Our Midwest regional sales manager, Dave Ottinger, recently worked with manufacturer of architectural lime stone products and solved some longstanding moisture and pressure problems in the compressed air system.  Deliquescent dryers are great in operating environments like this -- dusty, dirty, and harsh.  Industries with similarly harsh environments include saw mills, Ready Mix plants, cement manufacturing, underground mines, and more.

Here is the application spotlight that Dave wrote-up for the next issue of the quarterly Vanguard Newsletter.

Indiana Limestone Company (ILC) formed in 1926.  The company quarries and crafts the highest quality limestone found anywhere in the world.  ILC has supplied materials to the Biltmore Estate, the Empire State Building, the Pentagon, and many other notable architectural icons. 

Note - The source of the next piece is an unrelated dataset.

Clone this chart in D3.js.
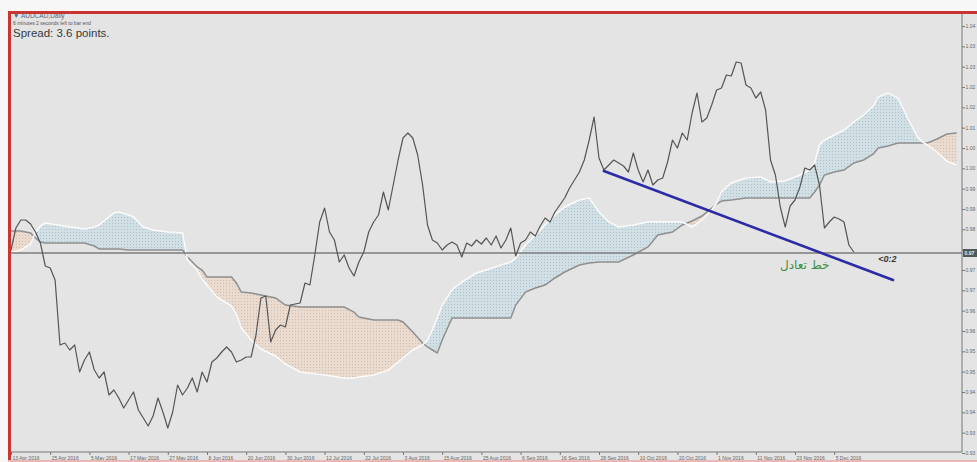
<!DOCTYPE html>
<html><head><meta charset="utf-8">
<script src="https://cdn.jsdelivr.net/npm/d3@7/dist/d3.min.js"></script>
<style>html,body{margin:0;padding:0;background:#f7f7f7;}svg{display:block;}</style>
</head><body>
<svg id="chart" width="977" height="462"></svg>
<script>
// ---------------- data ----------------
const dateLabels = ["13 Apr 2016","25 Apr 2016","5 May 2016","17 May 2016","27 May 2016","8 Jun 2016",
  "20 Jun 2016","30 Jun 2016","12 Jul 2016","22 Jul 2016","3 Aug 2016","15 Aug 2016","25 Aug 2016",
  "6 Sep 2016","16 Sep 2016","28 Sep 2016","10 Oct 2016","20 Oct 2016","1 Nov 2016","11 Nov 2016",
  "23 Nov 2016","5 Dec 2016"];
const barsPerLabel = 8;

// daily closes, one per bar from 13 Apr 2016
const closes = [
  0.9778,0.9844,0.9868,0.9868,0.9856,0.9832,0.9799,0.9730,0.9724,0.9688,
  0.9493,0.9499,0.9478,0.9493,0.9412,0.9448,0.9472,0.9418,0.9394,0.9412,
  0.9343,0.9358,0.9334,0.9304,0.9328,0.9352,0.9298,0.9274,0.9250,0.9280,
  0.9334,0.9292,0.9244,0.9292,0.9373,0.9343,0.9364,0.9394,0.9352,0.9412,
  0.9382,0.9442,0.9454,0.9472,0.9487,0.9472,0.9442,0.9448,0.9457,0.9457,
  0.9523,0.9634,0.9640,0.9502,0.9538,0.9553,0.9547,0.9613,0.9616,0.9619,
  0.9679,0.9673,0.9763,0.9862,0.9904,0.9832,0.9808,0.9742,0.9763,0.9724,
  0.9700,0.9742,0.9772,0.9832,0.9862,0.9883,0.9952,0.9898,0.9973,1.0048,
  1.0114,1.0129,1.0114,1.0063,0.9973,0.9853,0.9808,0.9799,0.9778,0.9793,
  0.9802,0.9793,0.9757,0.9799,0.9790,0.9808,0.9796,0.9814,0.9793,0.9820,
  0.9784,0.9808,0.9844,0.9760,0.9799,0.9808,0.9832,0.9820,0.9850,0.9874,
  0.9862,0.9892,0.9913,0.9934,0.9964,0.9988,1.0012,1.0048,1.0108,1.0177,
  1.0054,1.0018,1.0033,1.0048,1.0039,1.0030,1.0012,1.0069,1.0018,0.9982,
  1.0018,0.9973,0.9988,0.9994,1.0042,1.0108,1.0084,1.0129,1.0108,1.0189,
  1.0249,1.0162,1.0174,1.0213,1.0258,1.0264,1.0303,1.0300,1.0342,1.0339,
  1.0273,1.0264,1.0234,1.0252,1.0198,1.0048,1.0003,0.9907,0.9847,0.9910,
  0.9928,0.9967,1.0024,1.0018,1.0033,0.9973,0.9844,0.9862,0.9877,0.9871,
  0.9862,0.9793,0.9772
];

// Ichimoku cloud (bar index, Senkou Span A, Senkou Span B)
const cloudIdx = [0,2,4,5,6,7,12,15,17,18,21,22,24,25,27,29,32,35,36,38,39,40,42,45,46,47,49,51,54,56,59,64,68,70,71,74,77,79,80,82,84,85,86,87,88,90,92,95,97,100,102,103,105,107,109,111,113,116,118,120,122,124,127,130,132,135,137,139,141,143,144,145,147,150,153,155,158,161,163,164,165,166,168,170,172,174,176,177,179,181,183,185,186,187,189,191,193];
const senkouA = [0.9772,0.9778,0.9796,0.9832,0.9850,0.9859,0.9847,0.9841,0.9847,0.9853,0.9889,0.9892,0.9883,0.9877,0.9847,0.9838,0.9832,0.9829,0.9748,0.9718,0.9691,0.9673,0.9637,0.9610,0.9586,0.9544,0.9508,0.9481,0.9460,0.9436,0.9412,0.9403,0.9394,0.9394,0.9397,0.9403,0.9418,0.9442,0.9454,0.9478,0.9493,0.9508,0.9538,0.9574,0.9613,0.9658,0.9682,0.9709,0.9718,0.9733,0.9742,0.9754,0.9793,0.9823,0.9853,0.9883,0.9907,0.9928,0.9934,0.9892,0.9862,0.9847,0.9853,0.9862,0.9862,0.9862,0.9862,0.9847,0.9868,0.9898,0.9919,0.9952,0.9979,0.9994,0.9997,0.9982,0.9985,1.0003,1.0018,1.0039,1.0093,1.0108,1.0123,1.0138,1.0162,1.0183,1.0210,1.0237,1.0249,1.0234,1.0174,1.0117,1.0102,1.0093,1.0072,1.0045,1.0033];
const senkouB = [0.9835,0.9835,0.9829,0.9814,0.9802,0.9799,0.9799,0.9799,0.9790,0.9781,0.9781,0.9781,0.9778,0.9778,0.9778,0.9778,0.9778,0.9778,0.9757,0.9727,0.9718,0.9697,0.9697,0.9697,0.9679,0.9652,0.9649,0.9643,0.9634,0.9613,0.9607,0.9607,0.9607,0.9592,0.9577,0.9568,0.9568,0.9568,0.9562,0.9532,0.9499,0.9487,0.9478,0.9469,0.9508,0.9574,0.9574,0.9574,0.9574,0.9574,0.9574,0.9613,0.9652,0.9664,0.9673,0.9694,0.9712,0.9733,0.9739,0.9742,0.9742,0.9742,0.9763,0.9787,0.9823,0.9832,0.9853,0.9865,0.9880,0.9904,0.9916,0.9925,0.9928,0.9934,0.9934,0.9934,0.9934,0.9934,0.9934,0.9952,0.9973,1.0003,1.0012,1.0018,1.0039,1.0048,1.0066,1.0084,1.0090,1.0099,1.0099,1.0099,1.0099,1.0099,1.0111,1.0126,1.0129];

// right price scale: tick values and the (cropped) labels as they appear
const yTicks = [1.0450,1.0389,1.0328,1.0267,1.0206,1.0145,1.0084,1.0023,0.9962,0.9901,0.9840,0.9779,0.9718,0.9657,0.9596,0.9535,0.9474,0.9413,0.9352,0.9291,0.9230,0.9169];
const yTickLabels = ["1.04","1.03","1.03","1.02","1.02","1.01","1.00","1.00","0.99","0.99","0.98","","0.97","0.97","0.96","0.96","0.95","0.95","0.94","0.94","0.93","0.93"];
const bidPrice = 0.9769;
const bidLabel = "0.97";
const trendIdx = [121,180];
const trendVal = [1.0015,0.9688];
const headerLines = ["\u25BC AUDCAD,Daily","6 minutes 2 seconds left to bar end","Spread: 3.6 points."];
const arabicLabel = "خط تعادل";
const sideLabel = "<0:2";

// ---------------- drawing ----------------
const svg = d3.select("#chart");
const W = 977, H = 462;
const plotL = 10, plotR = 962, plotT = 13, plotB = 452;

const x = d3.scaleLinear().domain([0,194]).range([11, 961.6]);
const y = d3.scaleLinear().domain([1.0450, 0.9169]).range([26, 453]);

const defs = svg.append("defs");
function dotPattern(id, bg, dot){
  const p = defs.append("pattern").attr("id",id).attr("width",3).attr("height",3)
    .attr("patternUnits","userSpaceOnUse");
  p.append("rect").attr("width",3).attr("height",3).attr("fill",bg);
  p.append("rect").attr("x",1).attr("y",1).attr("width",1).attr("height",1).attr("fill",dot);
}
dotPattern("pBlue","#d2e0e5","#a9c3cd");
dotPattern("pOrange","#e9dbd0","#d5bba8");

defs.append("clipPath").attr("id","plotClip").append("rect")
  .attr("x",plotL).attr("y",plotT).attr("width",plotR-plotL).attr("height",plotB-plotT);

const cloud = cloudIdx.map((d,i)=>({i:d,a:senkouA[i],b:senkouB[i]}));
const above = d3.area().x(d=>x(d.i)).y0(0).y1(d=>y(d.b));
const below = d3.area().x(d=>x(d.i)).y0(H).y1(d=>y(d.b));
defs.append("clipPath").attr("id","clipAbove").append("path").attr("d",above(cloud));
defs.append("clipPath").attr("id","clipBelow").append("path").attr("d",below(cloud));

// background
svg.append("rect").attr("x",0).attr("y",0).attr("width",W).attr("height",H).attr("fill","#f7f7f7");
svg.append("rect").attr("x",plotL).attr("y",plotT).attr("width",W-plotL).attr("height",H-plotT).attr("fill","#e4e4e4");

const g = svg.append("g").attr("clip-path","url(#plotClip)");
const band = d3.area().x(d=>x(d.i)).y0(d=>y(d.a)).y1(d=>y(d.b));
g.append("g").attr("clip-path","url(#clipAbove)").append("path").attr("d",band(cloud)).attr("fill","url(#pBlue)");
g.append("g").attr("clip-path","url(#clipBelow)").append("path").attr("d",band(cloud)).attr("fill","url(#pOrange)");

const lineB = d3.line().x(d=>x(d.i)).y(d=>y(d.b));
const lineA = d3.line().x(d=>x(d.i)).y(d=>y(d.a));
g.append("path").attr("d",lineB(cloud)).attr("fill","none").attr("stroke","#8f8f8f").attr("stroke-width",1.5);
g.append("path").attr("d",lineA(cloud)).attr("fill","none").attr("stroke","#fbfbfb").attr("stroke-width",1.5);

// bid line
g.append("line").attr("x1",plotL).attr("x2",plotR).attr("y1",y(bidPrice)).attr("y2",y(bidPrice))
  .attr("stroke","#7d7d7d").attr("stroke-width",1.6);

// price line
const priceLine = d3.line().x((d,i)=>x(i)).y(d=>y(d));
g.append("path").attr("d",priceLine(closes)).attr("fill","none").attr("stroke","#565656").attr("stroke-width",1.2)
  .attr("stroke-linejoin","round");

// trend line
g.append("line").attr("x1",x(trendIdx[0])).attr("y1",y(trendVal[0])).attr("x2",x(trendIdx[1])).attr("y2",y(trendVal[1]))
  .attr("stroke","#2b2ba6").attr("stroke-width",2.6).attr("stroke-linecap","round");

// labels on chart
svg.append("text").attr("x",x(162)).attr("y",y(0.9720)).attr("text-anchor","middle")
  .attr("font-family","DejaVu Sans, sans-serif").attr("font-size",12).attr("fill","#3d8f3d").text(arabicLabel);
svg.append("text").attr("x",x(177)).attr("y",y(0.9743)).attr("font-family","Liberation Sans, Arial, sans-serif")
  .attr("font-size",9).attr("font-weight","bold").attr("font-style","italic").attr("fill","#3a3a3a").text(sideLabel);

// header
svg.append("text").attr("x",13).attr("y",18).attr("font-family","Liberation Sans, Arial, sans-serif")
  .attr("font-size",6.5).attr("fill","#4f6582").text(headerLines[0]);
svg.append("text").attr("x",13).attr("y",25).attr("font-family","Liberation Sans, Arial, sans-serif")
  .attr("font-size",5).attr("fill","#555").text(headerLines[1]);
svg.append("text").attr("x",13).attr("y",37).attr("font-family","Liberation Sans, Arial, sans-serif")
  .attr("font-size",11.5).attr("fill","#3a3a3a").text(headerLines[2]);

// right axis
const yAxis = d3.axisRight(y).tickValues(yTicks).tickSize(3).tickFormat((d,i)=>yTickLabels[i]);
const ya = svg.append("g").attr("transform",`translate(${plotR},0)`).call(yAxis);
ya.select(".domain").attr("d",`M0,${plotT}V${plotB}`).attr("stroke","#777");
ya.selectAll(".tick line").attr("stroke","#777");
ya.selectAll(".tick text").attr("x",3.5).attr("font-size",5).attr("fill","#666").attr("font-family","Liberation Sans, Arial, sans-serif");
// bid price marker
svg.append("rect").attr("x",plotR+1).attr("y",y(bidPrice)-4).attr("width",W-plotR).attr("height",8).attr("fill","#4f5a5a");
svg.append("text").attr("x",plotR+2.5).attr("y",y(bidPrice)+2).attr("font-size",5).attr("font-weight","bold")
  .attr("fill","#eaeaea").attr("font-family","Liberation Sans, Arial, sans-serif").text(bidLabel);

// bottom axis
const xAxis = d3.axisBottom(x).tickValues(dateLabels.map((d,i)=>i*barsPerLabel)).tickSize(3)
  .tickFormat((d,i)=>dateLabels[i]);
const xa = svg.append("g").attr("transform",`translate(0,${plotB})`).call(xAxis);
xa.select(".domain").attr("d",`M${plotL},0H${plotR}`).attr("stroke","#777");
xa.selectAll(".tick line").attr("stroke","#777");
xa.selectAll(".tick text").attr("text-anchor","start").attr("x",1).attr("y",4).attr("dy","0.71em")
  .attr("font-size",5).attr("fill","#666").attr("font-family","Liberation Sans, Arial, sans-serif");

// red frame
svg.append("line").attr("x1",8).attr("x2",W).attr("y1",12.5).attr("y2",12.5).attr("stroke","#c93530").attr("stroke-width",3);
svg.append("line").attr("x1",9.5).attr("x2",9.5).attr("y1",11).attr("y2",H).attr("stroke","#c93530").attr("stroke-width",3);
svg.append("line").attr("x1",8).attr("x2",W).attr("y1",461).attr("y2",461).attr("stroke","#eab7b5").attr("stroke-width",2);
</script>
</body></html>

Willie Walden is ILC’s Plant Maintenance Superintendent.  According to Mr. Walden, ILC has had frequent problems with moisture in the compressed air system.

ILC employs seven craftsmen who use air grinding and cutting tools that chip away at the limestone to form the specialized shapes.  In the past, these craftsmen were often slowed down by air tools damaged with moisture in compressed air lines.  

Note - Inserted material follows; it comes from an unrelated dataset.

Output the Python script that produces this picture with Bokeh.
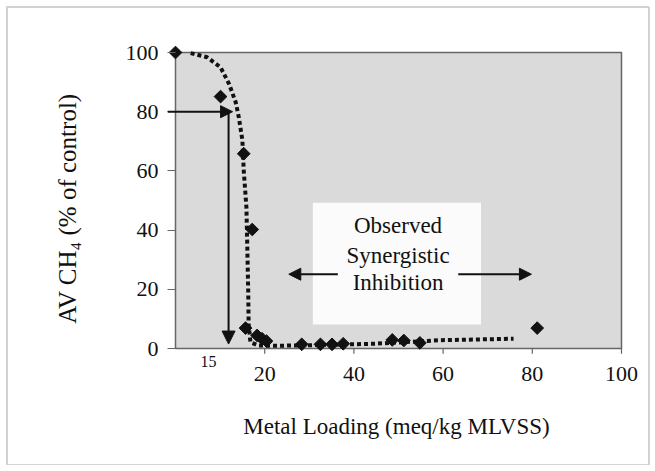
from bokeh.plotting import figure
from bokeh.models import (Range1d, FixedTicker, Arrow, NormalHead,
                          ColumnDataSource, InlineStyleSheet)
from bokeh.core.properties import value
from bokeh.embed import file_html
from bokeh.resources import INLINE
import math

# Measured methane activity vs. metal loading
loading = [0, 10.1, 15.3, 17.2, 15.7, 18.3, 19.4, 20.4, 28.3, 32.5, 35.1, 37.6,
           48.6, 51.2, 54.8, 81.1]
activity = [100, 85.1, 65.8, 40.2, 6.9, 4.4, 3.3, 2.5, 1.4, 1.4, 1.4, 1.6,
            2.9, 2.7, 1.9, 6.9]

# Hand-drawn trend line through the data
trend_x = [3.4, 7.1, 10.1, 12.0, 13.5, 14.2, 15.0, 15.3, 15.9, 16.1, 16.3, 16.4,
           16.8, 18.7, 22, 30, 44.4, 59.4, 75.8]
trend_y = [99.8, 98.4, 95, 89.4, 83.2, 78.1, 70.3, 60.1, 47.7, 34.2, 19.6, 8.3,
           2.1, 1.0, 0.9, 1.1, 1.6, 2.8, 3.3]

x_ticks = [20, 40, 60, 80, 100]
y_ticks = [0, 20, 40, 60, 80, 100]

# 80 % activity threshold and the loading it maps to
threshold_y = 80
threshold_x = 12.2
threshold_label = "15"

note_lines = ["Observed", "Synergistic", "Inhibition"]
note_x = [49.9, 49.9, 49.9]
note_y = [41.4, 31.5, 22.4]

SERIF = "Liberation Serif"
INK = "#111111"
FRAME = "#666666"

# data box is 0..100 on both axes; the frame leaves a little room around it
# so that markers and notes at the edges are not cut off
PX_X = 4.46   # pixels per x unit
PX_Y = 2.96   # pixels per y unit
x0 = -8 / PX_X
x1 = 100 + 4 / PX_X
y0 = -20 / PX_Y
y1 = 100 + 10 / PX_Y

page_border = InlineStyleSheet(css="""
:host {
  box-sizing: border-box;
  outline: 1.5px solid #d2d2d2;
  outline-offset: -7px;
  position: relative;
}
:host::after {
  content: "";
  position: absolute;
  left: 7px; top: 7px; right: 5px; bottom: 6px;
  border: 1.5px solid #d2d2d2;
  pointer-events: none;
  z-index: 10;
}
""")

p = figure(width=655, height=471, output_backend="svg", toolbar_location=None,
           x_range=Range1d(x0, x1), y_range=Range1d(y0, y1),
           min_border_left=167, min_border_right=30,
           min_border_top=42, min_border_bottom=103,
           background_fill_color="white", border_fill_alpha=0,
           stylesheets=[page_border])

p.grid.visible = False
p.outline_line_color = None

for ax in (p.xaxis[0], p.yaxis[0]):
    ax.axis_line_color = None
    ax.minor_tick_line_color = None
    ax.major_label_text_font = SERIF
    ax.major_label_text_font_size = "22px"
    ax.major_label_text_color = INK
    ax.axis_label_text_font = SERIF
    ax.axis_label_text_font_style = "normal"
    ax.axis_label_text_color = INK

p.xaxis.ticker = FixedTicker(ticks=x_ticks)
p.yaxis.ticker = FixedTicker(ticks=y_ticks)

# y ticks reach from the frame edge to the data box edge
p.yaxis.major_tick_line_color = FRAME
p.yaxis.major_tick_line_width = 1.2
p.yaxis.major_tick_in = 8
p.yaxis.major_tick_out = 0
p.yaxis.major_label_standoff = 9

p.xaxis.major_tick_line_color = None
p.xaxis.major_tick_in = 0
p.xaxis.major_tick_out = 0
p.xaxis.major_label_standoff = -2

p.xaxis.axis_label = "Metal Loading (meq/kg MLVSS)"
p.xaxis.axis_label_text_font_size = "23px"
p.xaxis.axis_label_standoff = 30
p.yaxis.axis_label = "AV CH\u2084  (% of control)"
p.yaxis.axis_label_text_font_size = "25px"
p.yaxis.axis_label_standoff = 42

# shaded data box with its border
p.quad(left=[0], right=[100], bottom=[0], top=[100],
       fill_color="#dadada", line_color=FRAME, line_width=1.5)

# x tick marks hanging under the data box
p.segment(x0=x_ticks, x1=x_ticks, y0=[0] * len(x_ticks),
          y1=[-1.8] * len(x_ticks), line_color=FRAME, line_width=1.2)

# white panel behind the annotation text
p.quad(left=[30.8], right=[68.5], bottom=[8.1], top=[49.2],
       fill_color="#fbfbfb", line_color=None)

# trend line
p.line(trend_x, trend_y, line_color=INK, line_width=4, line_dash="4 3")

# observations
p.scatter(loading, activity, marker="square", size=9, angle=math.pi / 4,
          fill_color=INK, line_color=INK)

def head(size):
    return NormalHead(size=size, fill_color=INK, line_color=INK)

# threshold arrows
p.add_layout(Arrow(x_start=x0, y_start=threshold_y, x_end=threshold_x + 0.6,
                   y_end=threshold_y, line_width=2, line_color=INK,
                   end=head(12)))
p.add_layout(Arrow(x_start=threshold_x - 0.3, y_start=threshold_y,
                   x_end=threshold_x - 0.3, y_end=1.5, line_width=2,
                   line_color=INK, end=head(13)))
p.text(x=[7.4], y=[-4.3], text=[threshold_label], text_font=value(SERIF),
       text_font_size="16px", text_color=INK, text_align="center",
       text_baseline="middle")

# inhibition region arrows
p.add_layout(Arrow(x_start=36.4, y_start=25.1, x_end=25.4, y_end=25.1,
                   line_width=2, line_color=INK, end=head(12)))
p.add_layout(Arrow(x_start=63.4, y_start=25.1, x_end=79.8, y_end=25.1,
                   line_width=2, line_color=INK, end=head(12)))

src = ColumnDataSource(dict(x=note_x, y=note_y, t=note_lines))
p.text(x="x", y="y", text="t", source=src, text_font=value(SERIF),
       text_font_size="23px", text_color=INK, text_align="center",
       text_baseline="middle")

open("out.html", "w").write(file_html(p, INLINE))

ILC operates two 500 SCFM Quincy rotary screw air compressors.   Until recently ILC  also operated a single 600 SCFM Hankison heatless regenerative compressed air dryer.  The dryer was located in the hot compressor room.  High ambient temperatures are not good for air dryers.  The Hankison unit experienced frequent mechanical failures.   The extremely dusty environment and intense heat helped destroy the dryer.   To make matters worse, the dryer was undersized relative to the plant’s required compressed air capacity.  The dryer had become a choke point in the air system, starving workers’ tools of minimum pressure requirements during periods of high air demand.  All seven craftsmen could not simultaneously operate air tools.  According to Mr. Walden and Plant Manager Duffe Elkins, over the last several years these issues cost ILC countless thousands of dollars in lost productivity. 

The dryer needed to be replaced. 

ILC considered rebuilding the Hankison unit or replacing it with a new regenerative desiccant dryer. 

Ultimately ILC determined that its operations do not require the -40F pressure dew point that a regenerative dryer delivers.    Yet given the dusty operating environment a refrigerated dryer would not be an ideal solution either.   ILC turned to Van Air Systems and a model D30 deliquescent dryer.

The deliquescent (deli-kwe-sent) dryer is a specialty compressed air dryer, ideal for use in applications where regenerative and refrigerated dryers are not ideal solutions.  Dusty and dirty operating environments are often ideal locations for a deliquescent dryer, which has no moving parts or power requirement.  A deliquescent dryer used with Dry-O-Lite desiccant suppresses compressed air dew point 20F below the inlet saturated temperature.

 The fluctuating dew point provided by the D30 dryer would provide the much needed protection for the expensive pneumatic grinders year round.  The low pressure drop of the D30 dryer would also allow each worker more than sufficient air to work simultaneously and indefinitely.

Several months after installing the D30 dryer, along with an AC series trim cooler,  MDV-400 series automatic drain, and F200 series particulate after-filter, Mr. Walden reports great improvement in ILC’s air system.  With less than one 1 PSI of pressure drop across the dryer, ILC craftsmen’s pneumatic tools are no longer starved for air.  More importantly, the plant air system has seen no moisture since installing the D30.

The photo below shows the new D30 dryer installed outdoors, adjacent to the ILC compressor room.

Plant Manager Duffe Elkins reports being very satisfied with his investment in a new Van Air Systems dryer.  He only wishes he’d would have done this years ago.